### WHAT YOU SHOULD DO
Quote all of the data exactly as given. Skip every picture it contains.

### SUPPLIED INFORMATION
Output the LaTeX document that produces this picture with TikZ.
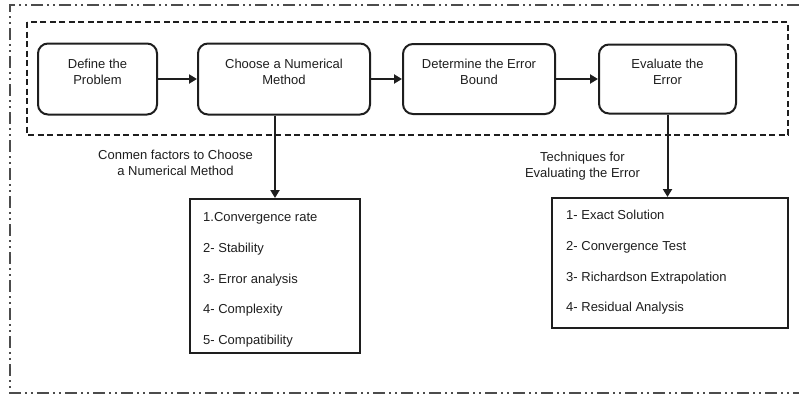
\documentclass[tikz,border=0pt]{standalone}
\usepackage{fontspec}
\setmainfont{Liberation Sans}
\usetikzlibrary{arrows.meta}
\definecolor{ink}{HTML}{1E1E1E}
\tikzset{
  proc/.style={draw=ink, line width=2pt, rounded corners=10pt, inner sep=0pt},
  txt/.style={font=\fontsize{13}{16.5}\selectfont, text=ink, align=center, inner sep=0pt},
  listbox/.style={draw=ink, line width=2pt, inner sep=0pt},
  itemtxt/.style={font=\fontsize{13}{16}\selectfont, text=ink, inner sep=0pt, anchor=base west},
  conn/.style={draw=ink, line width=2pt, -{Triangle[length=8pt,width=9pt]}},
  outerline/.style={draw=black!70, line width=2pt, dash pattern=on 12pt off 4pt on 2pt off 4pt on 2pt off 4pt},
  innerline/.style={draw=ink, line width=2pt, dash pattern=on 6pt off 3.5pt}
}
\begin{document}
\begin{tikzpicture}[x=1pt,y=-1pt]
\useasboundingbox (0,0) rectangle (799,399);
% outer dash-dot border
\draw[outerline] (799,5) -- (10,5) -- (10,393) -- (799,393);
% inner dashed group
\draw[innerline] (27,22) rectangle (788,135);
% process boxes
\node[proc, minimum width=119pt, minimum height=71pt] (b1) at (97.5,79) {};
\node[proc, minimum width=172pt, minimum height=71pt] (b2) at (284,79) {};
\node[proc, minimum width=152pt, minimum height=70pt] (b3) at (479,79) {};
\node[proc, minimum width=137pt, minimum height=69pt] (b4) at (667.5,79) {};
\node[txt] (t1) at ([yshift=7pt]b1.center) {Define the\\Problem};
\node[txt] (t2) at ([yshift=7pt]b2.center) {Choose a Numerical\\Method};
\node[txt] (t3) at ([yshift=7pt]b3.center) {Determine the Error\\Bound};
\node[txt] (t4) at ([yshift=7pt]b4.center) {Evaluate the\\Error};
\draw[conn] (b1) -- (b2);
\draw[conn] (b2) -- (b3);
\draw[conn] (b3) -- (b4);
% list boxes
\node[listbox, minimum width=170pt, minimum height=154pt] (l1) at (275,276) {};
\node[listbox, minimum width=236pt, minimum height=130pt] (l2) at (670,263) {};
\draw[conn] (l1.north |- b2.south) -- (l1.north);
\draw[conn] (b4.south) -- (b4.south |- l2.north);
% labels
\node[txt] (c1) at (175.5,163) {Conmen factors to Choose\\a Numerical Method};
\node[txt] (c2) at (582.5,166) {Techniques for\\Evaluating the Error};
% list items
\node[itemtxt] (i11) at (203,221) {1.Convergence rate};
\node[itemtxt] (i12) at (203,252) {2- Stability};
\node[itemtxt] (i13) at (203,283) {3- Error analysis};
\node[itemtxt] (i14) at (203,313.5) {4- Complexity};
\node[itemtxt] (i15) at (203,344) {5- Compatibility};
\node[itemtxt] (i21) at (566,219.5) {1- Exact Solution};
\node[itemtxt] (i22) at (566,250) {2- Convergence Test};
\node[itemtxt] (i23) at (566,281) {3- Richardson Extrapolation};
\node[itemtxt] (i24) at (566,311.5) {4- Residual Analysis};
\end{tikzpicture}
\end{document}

### RESULT
Output the LaTeX document that produces this picture with TikZ.
\documentclass[tikz,border=0pt]{standalone}
\usepackage{fontspec}
\setmainfont{Liberation Sans}
\usetikzlibrary{arrows.meta}
\definecolor{ink}{HTML}{1E1E1E}
\tikzset{
  proc/.style={draw=ink, line width=2pt, rounded corners=10pt, inner sep=0pt},
  txt/.style={font=\fontsize{13}{16.5}\selectfont, text=ink, align=center, inner sep=0pt},
  listbox/.style={draw=ink, line width=2pt, inner sep=0pt},
  itemtxt/.style={font=\fontsize{13}{16}\selectfont, text=ink, inner sep=0pt, anchor=base west},
  conn/.style={draw=ink, line width=2pt, -{Triangle[length=8pt,width=9pt]}},
  outerline/.style={draw=black!70, line width=2pt, dash pattern=on 12pt off 4pt on 2pt off 4pt on 2pt off 4pt},
  innerline/.style={draw=ink, line width=2pt, dash pattern=on 6pt off 3.5pt}
}
\begin{document}
\begin{tikzpicture}[x=1pt,y=-1pt]
\useasboundingbox (0,0) rectangle (799,399);
% outer dash-dot border
\draw[outerline] (799,5) -- (10,5) -- (10,393) -- (799,393);
% inner dashed group
\draw[innerline] (27,22) rectangle (788,135);
% process boxes
\node[proc, minimum width=119pt, minimum height=71pt] (b1) at (97.5,79) {};
\node[proc, minimum width=172pt, minimum height=71pt] (b2) at (284,79) {};
\node[proc, minimum width=152pt, minimum height=70pt] (b3) at (479,79) {};
\node[proc, minimum width=137pt, minimum height=69pt] (b4) at (667.5,79) {};
\node[txt] (t1) at ([yshift=7pt]b1.center) {Define the\\Problem};
\node[txt] (t2) at ([yshift=7pt]b2.center) {Choose a Numerical\\Method};
\node[txt] (t3) at ([yshift=7pt]b3.center) {Determine the Error\\Bound};
\node[txt] (t4) at ([yshift=7pt]b4.center) {Evaluate the\\Error};
\draw[conn] (b1) -- (b2);
\draw[conn] (b2) -- (b3);
\draw[conn] (b3) -- (b4);
% list boxes
\node[listbox, minimum width=170pt, minimum height=154pt] (l1) at (275,276) {};
\node[listbox, minimum width=236pt, minimum height=130pt] (l2) at (670,263) {};
\draw[conn] (l1.north |- b2.south) -- (l1.north);
\draw[conn] (b4.south) -- (b4.south |- l2.north);
% labels
\node[txt] (c1) at (175.5,163) {Conmen factors to Choose\\a Numerical Method};
\node[txt] (c2) at (582.5,166) {Techniques for\\Evaluating the Error};
% list items
\node[itemtxt] (i11) at (203,221) {1.Convergence rate};
\node[itemtxt] (i12) at (203,252) {2- Stability};
\node[itemtxt] (i13) at (203,283) {3- Error analysis};
\node[itemtxt] (i14) at (203,313.5) {4- Complexity};
\node[itemtxt] (i15) at (203,344) {5- Compatibility};
\node[itemtxt] (i21) at (566,219.5) {1- Exact Solution};
\node[itemtxt] (i22) at (566,250) {2- Convergence Test};
\node[itemtxt] (i23) at (566,281) {3- Richardson Extrapolation};
\node[itemtxt] (i24) at (566,311.5) {4- Residual Analysis};
\end{tikzpicture}
\end{document}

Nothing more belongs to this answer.